Interview with Erkki

3 minute read

Erkki

Twitter: @eantonkov

LinkedIn: https://www.linkedin.com/in/erkkiantonkov/

Interview

Where are you in your testing journey?

A long way from home, with plenty more to go! :)

I started as a scripted tester in early 2015, with an ISTQB foundation testing qualification hot out of the printer, thinking I was hot shit. Then at my first client site, I realised this was the equivalent of having passed the driving theory multiple question test and driven around the parking lot a few times, and then being dropped onto the M25 at rush hour. The expectation wildly differed from reality!

Since then, I’ve learnt a lot by being in different workplace settings (waterfally, trying to be agile big corporations; small startups; and now a big startup!), going to meetups and conferences, and in general, just getting involved!

Can’t wait until the pandemic winds down, so I can see all the lovely quality and testing sphere peeps again - I think that’s one of the best parts about the journey in this field :)

The best bug you have ever found?

There is a London food chain where I used to get free lunches because the rewards system was badly implemented. When one registered with a GMail address with an alias (e.g. erkki+alias@gmail.com), something went wrong in their system’s backend, which meant that reward points would always be added, never deducted. This also meant that when I used the reward points to get something, the points would also increase, eventually leading me to be able to get quite a lot of bits for free.

I reported this to a few of the managers across a few different sites, but nothing happened (including me not getting a bug bounty), so I continued for a bit. Eventually they closed down the buggy rewards system, but when doing so, they sent me voucher codes to make up for the rewards points I built up. I think I got about 15 free meals worth of vouchers. I decided to leave them be, I think they learnt their lesson!

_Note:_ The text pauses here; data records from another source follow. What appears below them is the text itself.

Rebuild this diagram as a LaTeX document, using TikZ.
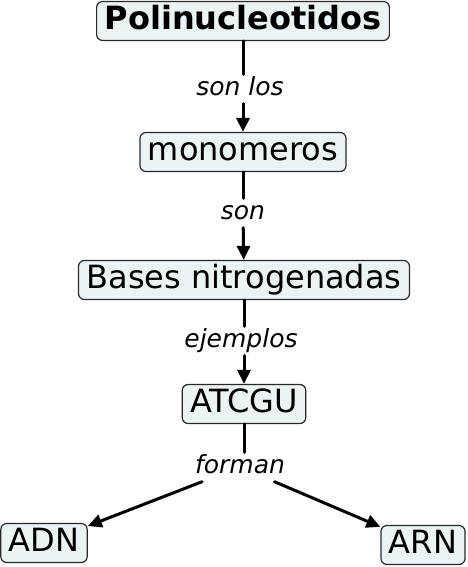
\documentclass[tikz,border=0pt]{standalone}
\usepackage{fontspec}
\setmainfont{DejaVu Sans}
\usetikzlibrary{arrows.meta}
\definecolor{conceptfill}{RGB}{236,243,245}
\definecolor{conceptdraw}{RGB}{40,40,40}

\begin{document}
\begin{tikzpicture}[x=1pt, y=-1pt, line cap=round, line join=round, >={Triangle[length=14pt,width=13pt]}]
  \tikzset{
    concept/.style={draw=conceptdraw, line width=1.2pt, fill=conceptfill, rounded corners=6pt, inner xsep=8pt, inner ysep=5pt,
      text height=23pt, text depth=6pt, font=\fontsize{32}{34}\selectfont},
    link/.style={inner sep=3pt, text height=18pt, text depth=5pt, font=\fontsize{25}{28}\selectfont\itshape},
    conn/.style={line width=3pt}
  }
  \useasboundingbox (0,0) rectangle (467,567);
  %--- Concepts
    \node[concept] (PO) at (243,21) {\bfseries Polinucleotidos};
    \node[concept] (MO) at (243,152) {monomeros};
    \node[concept] (BN) at (244,280) {Bases nitrogenadas};
    \node[concept] (AT) at (244,404) {ATCGU};
    \node[concept] (ADN) at (44,543) {ADN};
    \node[concept] (ARN) at (423,545) {ARN};
  %--- Links
    \node[link] (sonlos) at (240,89) {son los};
    \node[link] (son) at (243,213) {son};
    \node[link] (ejemplos) at (241,341) {ejemplos};
    \node[link] (forman) at (240,467) {forman};
  %--- Arrows
    \draw[conn] (PO) -- (PO |- sonlos.north);
    \draw[conn,->] (MO |- sonlos.south) -- (MO);
    \draw[conn] (MO) -- (son);
    \draw[conn,->] (son) -- (BN);
    \draw[conn] (BN) -- (BN |- ejemplos.north);
    \draw[conn,->] (AT |- ejemplos.south) -- (AT);
    \draw[conn] (AT) -- (AT |- forman.north);
    \draw[conn,->] (forman) -- (ADN);
    \draw[conn,->] (forman) -- (ARN);
  %---
\end{tikzpicture}
\end{document}
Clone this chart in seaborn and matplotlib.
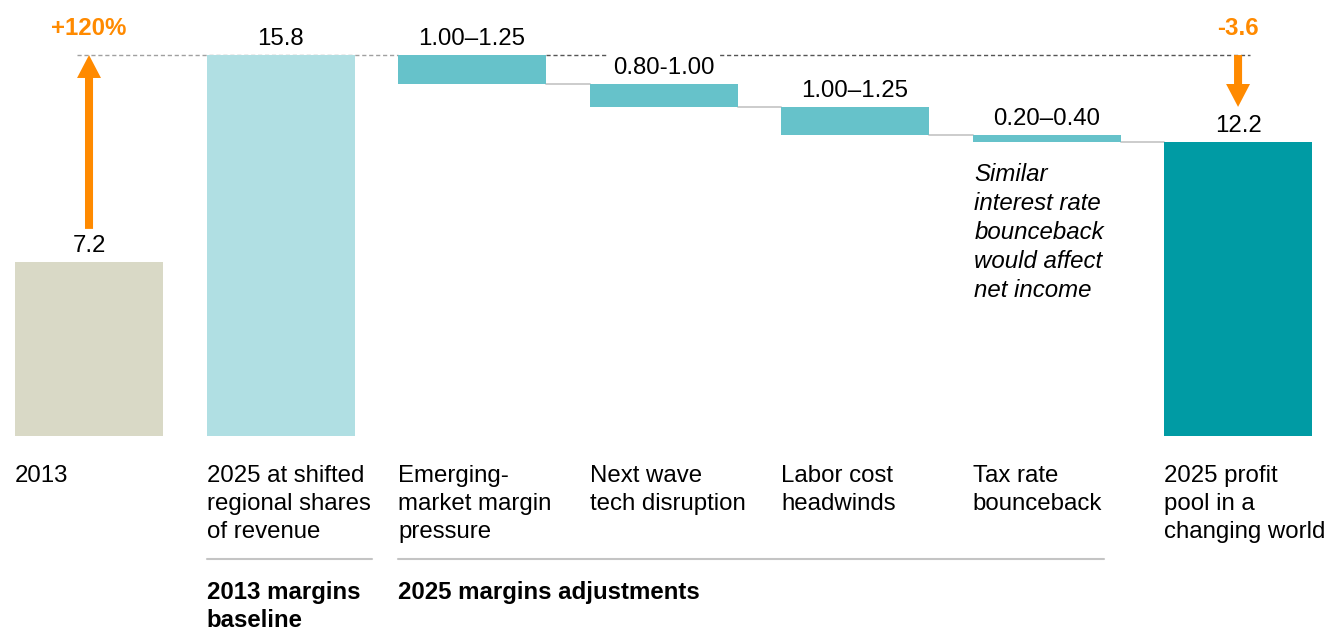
import numpy as np
import pandas as pd
import seaborn as sns
import matplotlib.pyplot as plt

# categories (x tick labels), left to right
categories = ["2013", "2025 at shifted\nregional shares\nof revenue",
              "Emerging-\nmarket margin\npressure", "Next wave\ntech disruption",
              "Labor cost\nheadwinds", "Tax rate\nbounceback",
              "2025 profit\npool in a\nchanging world"]
start_2013 = 7.2
shifted_2025 = 15.8
adjustments = [1.2, 0.95, 1.15, 0.3]
end_2025 = 12.2
range_labels = ["1.00–1.25", "0.80-1.00", "1.00–1.25", "0.20–0.40"]
groups = ["2013 margins\nbaseline", "2025 margins adjustments"]
change_labels = ["+120%", "-3.6"]
note = "Similar\ninterest rate\nbounceback\nwould affect\nnet income"

colors = ["#d9d9c6", "#b0dfe3"] + ["#66c2ca"] * 4 + ["#009ba4"]
orange = "#ff8a00"

# waterfall geometry
levels = shifted_2025 - np.cumsum(adjustments)
bottoms = [0, 0] + list(levels) + [0]
heights = [start_2013, shifted_2025] + adjustments + [end_2025]
tops = [b + h for b, h in zip(bottoms, heights)]
value_labels = ["7.2", "15.8"] + range_labels + ["12.2"]

df = pd.DataFrame({"pos": range(len(categories)), "height": heights})

sns.set_theme(style="white")
plt.rcParams["font.family"] = ["Liberation Sans", "DejaVu Sans"]
plt.rcParams["text.color"] = "black"
fs = 17.3
ls = 1.34

fig = plt.figure(figsize=(13.25, 6.27), dpi=100)
ax = fig.add_axes([0, 0, 1, 1])
w = 0.773
sns.barplot(x="pos", y="height", data=df, bottom=np.array(bottoms), width=w,
            color=colors[0], errorbar=None, linewidth=0, ax=ax, zorder=2)
for p, c in zip(ax.patches, colors):
    p.set_facecolor(c)

ax.set_xlim(-0.4648, 6.454)
ax.set_ylim(-7.922, 18.084)
ax.axis("off")

# reference dashed line at the 2025 shifted level
hw = 0.125
ax.plot([-hw / 2, 2 - w / 2], [shifted_2025] * 2, color="#a0a0a0", lw=1,
        ls=(0, (3, 2)), zorder=1)
ax.plot([2 + w / 2, 6 + hw / 2], [shifted_2025] * 2, color="#555555", lw=1,
        ls=(0, (3, 2)), zorder=1)

# connectors between floating bars
for i in range(2, 6):
    ax.plot([i + w / 2, i + 1 - w / 2], [bottoms[i]] * 2, color="#c8c8c8",
            lw=1.3, zorder=1)

# value labels
for i, lab in enumerate(value_labels):
    ax.annotate(lab, (i, tops[i]), xytext=(0, 7.2), textcoords="offset points",
                ha="center", va="baseline", fontsize=fs, zorder=4,
                bbox=dict(boxstyle="square,pad=0.15", fc="white", ec="none"))

# orange arrows
ax.arrow(0, start_2013 + 1.39, 0, shifted_2025 - start_2013 - 1.39, width=0.042,
         head_width=hw, head_length=0.95, length_includes_head=True,
         color=orange, lw=0, zorder=3)
ax.arrow(6, shifted_2025, 0, -(shifted_2025 - end_2025 - 1.45), width=0.042,
         head_width=hw, head_length=0.95, length_includes_head=True,
         color=orange, lw=0, zorder=3)
for x, lab in zip([0, 6], change_labels):
    ax.annotate(lab, (x, shifted_2025), xytext=(0, 14.4), textcoords="offset points",
                ha="center", va="baseline", fontsize=fs, fontweight="bold",
                color=orange)

# category labels under the bars
for i, lab in enumerate(categories):
    ax.annotate(lab, (i - w / 2, 0), xytext=(0, -21.2), textcoords="offset points",
                ha="left", va="top", fontsize=fs, linespacing=ls)

# group separators and titles
gy = -123 / 24.11
ax.plot([1 - w / 2, 1 + w / 2 + 0.09], [gy, gy], color="#c4c4c4", lw=1.5)
ax.plot([2 - w / 2, 5 + w / 2 - 0.085], [gy, gy], color="#c4c4c4", lw=1.5)
for x, lab in zip([1, 2], groups):
    ax.annotate(lab, (x - w / 2, 0), xytext=(0, -104.2), textcoords="offset points",
                ha="left", va="top", fontsize=fs, fontweight="bold",
                linespacing=1.3)

# italic note under the tax bar
ax.annotate(note, (5 - w / 2 + 0.01, end_2025), xytext=(0, -15.5),
            textcoords="offset points", ha="left", va="top", fontsize=fs,
            style="italic", linespacing=1.33)

fig.savefig("out.png", dpi=100)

Advice you would give to Testers?

It can be difficult as a tester/quality person in software, depending on the environment. Quite often one may be pigeonholed into doing certain things and being told that that is the way to do it. Don’t listen to that - it’s all dependent on what the context is.

I personally focus on the people side, as in the end, it’s people building the systems and thus having happy, healthy, productive, communicative people is the way to build good systems.

I’m lucky to be in a role where I don’t do much testing on software per se (if I do, I pair with the software engineers to help coach them on how to do it), but influence it more by facilitating communication, catalysing relationships (between everyone, from user to product reps etc.), bringing up risks, refining communication styles etc. I see myself as being in a support role for the product engineering team, which suits me perfectly - the polyfill to fill in the gaps of the team (with a deeper specialism in testing and quality theory).

Testing and quality is about so much more than scripted testing, find the way you can influence quality that suits you! :)

Also, if you want to level up in testing quick, make sure you get involved with the community! Go to meetups and conferences, join Slack workspaces, read a lot and chat a lot! I wouldn’t be where I am without getting involved. It’s worth the travel time, trust me. I used to travel ~2h one way to get to London for meetups and they opened up a lot of choices.

Very happy to help people who want to get started - please get in touch :)

What does winning mean to you?

Cheesy, but it holds for me: seeing people smile and be happy. This means the users who use our products and interact with us, the team members when they are solving difficult problems, the managers who see they’ve got a good thing going with the team etc.